Date : Wed, 18 Oct 2006 18:55:26
From : "chris whytehead" <christopher.whytehead@...>
Subject: Re: [OT] Would anyone happen to have a 4116 dram chip
> Tim Fardell wrote:
> > On Wed, 18 Oct 2006, Jules Richardson wrote:
> >
> >> Another common Spectrum fault is the design... ;)
> >
> > Oi, less of that thankyou! ;-)
> >
> > Spectra are lovely computers.
>
> Nah, you are right - as I just said to someone in private, a
> speccy was my
> first machine and they really were great. They *were* built to a
> price though,
> which is evident by that keyboard, lack of expansion, and bad
> build quality.
> Still, it got me into computing (back when that really meant
> something), and
> there's no way I could have got my hands on a BBC for home use
> due to the price!
>
I well remember the build quality of the Spectrum.
<nostalgia> Back in 1983/4 when I worked in a BT computer centre in Cardiff,
by day and programmed my BBC by night. In the days when there was a company
called ICL that made mainframe computers.

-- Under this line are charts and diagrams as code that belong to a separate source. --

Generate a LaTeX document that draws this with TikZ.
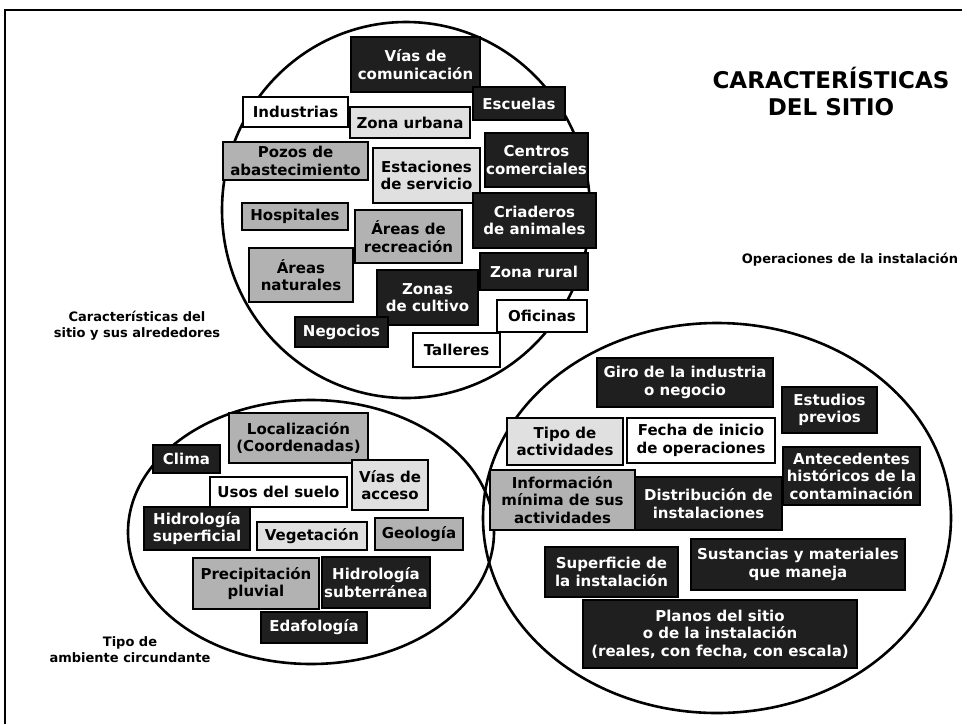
\documentclass[tikz,border=0pt]{standalone}
\usepackage{fontspec}
\setmainfont{DejaVu Sans}
\usepackage{tikz}

\begin{document}
\begin{tikzpicture}[x=1pt,y=-1pt,
  bx/.style={draw=black,line width=1.8pt,align=center,inner sep=1pt,
    font=\fontsize{15pt}{17.5pt}\selectfont\bfseries},
  darkbx/.style={bx,fill=black!88,text=white},
  greybx/.style={bx,fill=black!30},
  lightbx/.style={bx,fill=black!12},
  whitebx/.style={bx,fill=white},
  zone/.style={line width=2.6pt},
  lbl/.style={align=center,font=\fontsize{13pt}{16pt}\selectfont\bfseries}]
\useasboundingbox (0,0) rectangle (967,724);
% frame
\draw[line width=1.6pt] (5,724) -- (5,10) -- (962,10);
% zones
\draw[zone] (406,210) ellipse [x radius=184,y radius=188];
\draw[zone] (311,532) ellipse [x radius=183,y radius=132];
\draw[zone] (717,518) ellipse [x radius=234,y radius=195];
% titles
\node[lbl,font=\fontsize{23pt}{27pt}\selectfont\bfseries] (title) at (831,91) {CARACTERÍSTICAS\\DEL SITIO};
\node[lbl] (lblsitio) at (137,326) {Características del\\sitio y sus alrededores};
\node[lbl] (lbloper) at (850,260) {Operaciones de la instalación};
\node[lbl] (lblamb) at (130,650) {Tipo de\\ambiente circundante};
% sitio y alrededores
\node[darkbx,minimum width=129,minimum height=55] (vias) at (415.5,64.5) {Vías de\\comunicación};
\node[whitebx,minimum width=105,minimum height=30] (industrias) at (295.5,112) {Industrias};
\node[lightbx,minimum width=120,minimum height=31] (zonaurb) at (410,122.5) {Zona urbana};
\node[darkbx,minimum width=92,minimum height=33] (escuelas) at (519,103.5) {Escuelas};
\node[greybx,minimum width=145,minimum height=38] (pozos) at (295.5,161) {Pozos de\\abastecimiento};
\node[lightbx,minimum width=107,minimum height=55] (estaciones) at (426.5,175.5) {Estaciones\\de servicio};
\node[darkbx,minimum width=103,minimum height=54] (centros) at (536.5,160) {Centros\\comerciales};
\node[greybx,minimum width=106,minimum height=27] (hospitales) at (295,216.5) {Hospitales};
\node[greybx,minimum width=107,minimum height=53] (areasrec) at (408.5,236.5) {Áreas de\\recreación};
\node[darkbx,minimum width=123,minimum height=55] (criaderos) at (534.5,220.5) {Criaderos\\de animales};
\node[greybx,minimum width=104,minimum height=54] (areasnat) at (301,275) {Áreas\\naturales};
\node[darkbx,minimum width=101,minimum height=55] (cultivo) at (427.5,297.5) {Zonas\\de cultivo};
\node[darkbx,minimum width=108,minimum height=37] (zonarur) at (534,271.5) {Zona rural};
\node[darkbx,minimum width=93,minimum height=30] (negocios) at (341.5,332) {Negocios};
\node[whitebx,minimum width=90,minimum height=32] (oficinas) at (542,316) {Oficinas};
\node[whitebx,minimum width=87,minimum height=34] (talleres) at (456.5,350) {Talleres};
% ambiente circundante
\node[greybx,minimum width=139,minimum height=50] (localiz) at (298.5,438) {Localización\\(Coordenadas)};
\node[darkbx,minimum width=67,minimum height=28] (clima) at (186.5,459) {Clima};
\node[lightbx,minimum width=76,minimum height=50] (acceso) at (390,485) {Vías de\\acceso};
\node[whitebx,minimum width=137,minimum height=30] (usos) at (278.5,492) {Usos del suelo};
\node[darkbx,minimum width=106,minimum height=43] (hidrosup) at (197,528.5) {Hidrología\\superficial};
\node[lightbx,minimum width=110,minimum height=28] (vegetacion) at (312,536) {Vegetación};
\node[greybx,minimum width=88,minimum height=32] (geologia) at (419,534) {Geología};
\node[greybx,minimum width=126,minimum height=51] (precip) at (256,583.5) {Precipitación\\pluvial};
\node[darkbx,minimum width=108,minimum height=51] (hidrosub) at (376,582.5) {Hidrología\\subterránea};
\node[darkbx,minimum width=106,minimum height=31] (edafo) at (314,627.5) {Edafología};
% operaciones
\node[darkbx,minimum width=176,minimum height=49] (giro) at (685,382.5) {Giro de la industria\\o negocio};
\node[darkbx,minimum width=95,minimum height=46] (estudios) at (829.5,410) {Estudios\\previos};
\node[lightbx,minimum width=116,minimum height=47] (tipoact) at (565,441.5) {Tipo de\\actividades};
\node[whitebx,minimum width=148,minimum height=45] (fecha) at (701,440.5) {Fecha de inicio\\de operaciones};
\node[darkbx,minimum width=137,minimum height=58] (antec) at (851.5,476) {Antecedentes\\históricos de la\\contaminación};
\node[greybx,minimum width=145,minimum height=60] (info) at (562.5,500) {Información\\mínima de sus\\actividades};
\node[darkbx,minimum width=147,minimum height=53] (distrib) at (708.5,503.5) {Distribución de\\instalaciones};
\node[darkbx,minimum width=133,minimum height=50] (superf) at (611.5,572) {Superficie de\\la instalación};
\node[darkbx,minimum width=214,minimum height=51] (sustancias) at (798,564.5) {Sustancias y materiales\\que maneja};
\node[darkbx,minimum width=274,minimum height=68] (planos) at (720,634) {Planos del sitio\\o de la instalación\\(reales, con fecha, con escala)};
\end{tikzpicture}
\end{document}
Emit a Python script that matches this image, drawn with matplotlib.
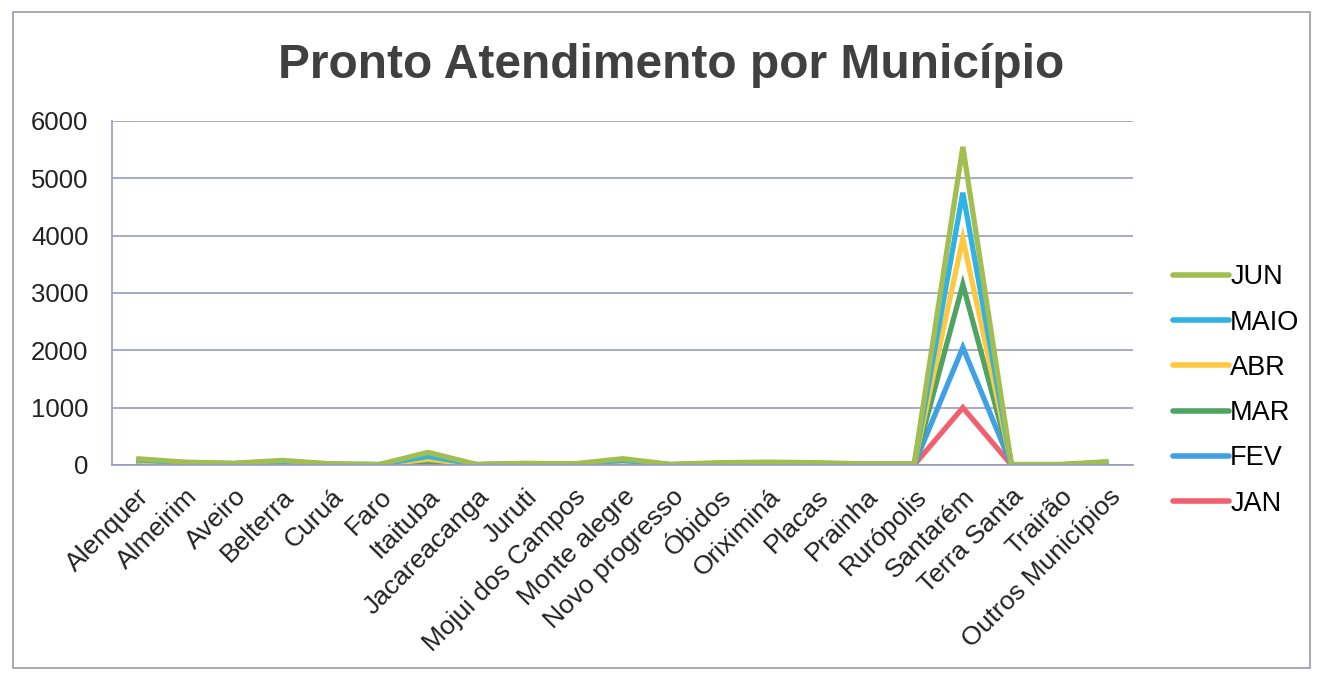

When a computer centre had
engineers on sire round the clock, they were reliable ICL mainframes after
all </nostalgia>.
Any way one of the engineers got his son a spectrum for Xmas and by New year
it had given up the ghost, so he bought it to work and used the diagnostic
tools (kindly supplied by ICL) to find what was wrong. It was one of the
memory chips, and luckily ICL used the same model in their mainframe so he
substituted one of them and the spectrum worked, so he replaced the others.
He later told he he had found that all the chips were faulty, but only in
the top 4K(?) where they were masked by the ROM. So Sinclair was buying
faulty chips to keep the price down.
Or is that another urban myth?
Chris
--
How does a project get to be a year late?... One day at a time.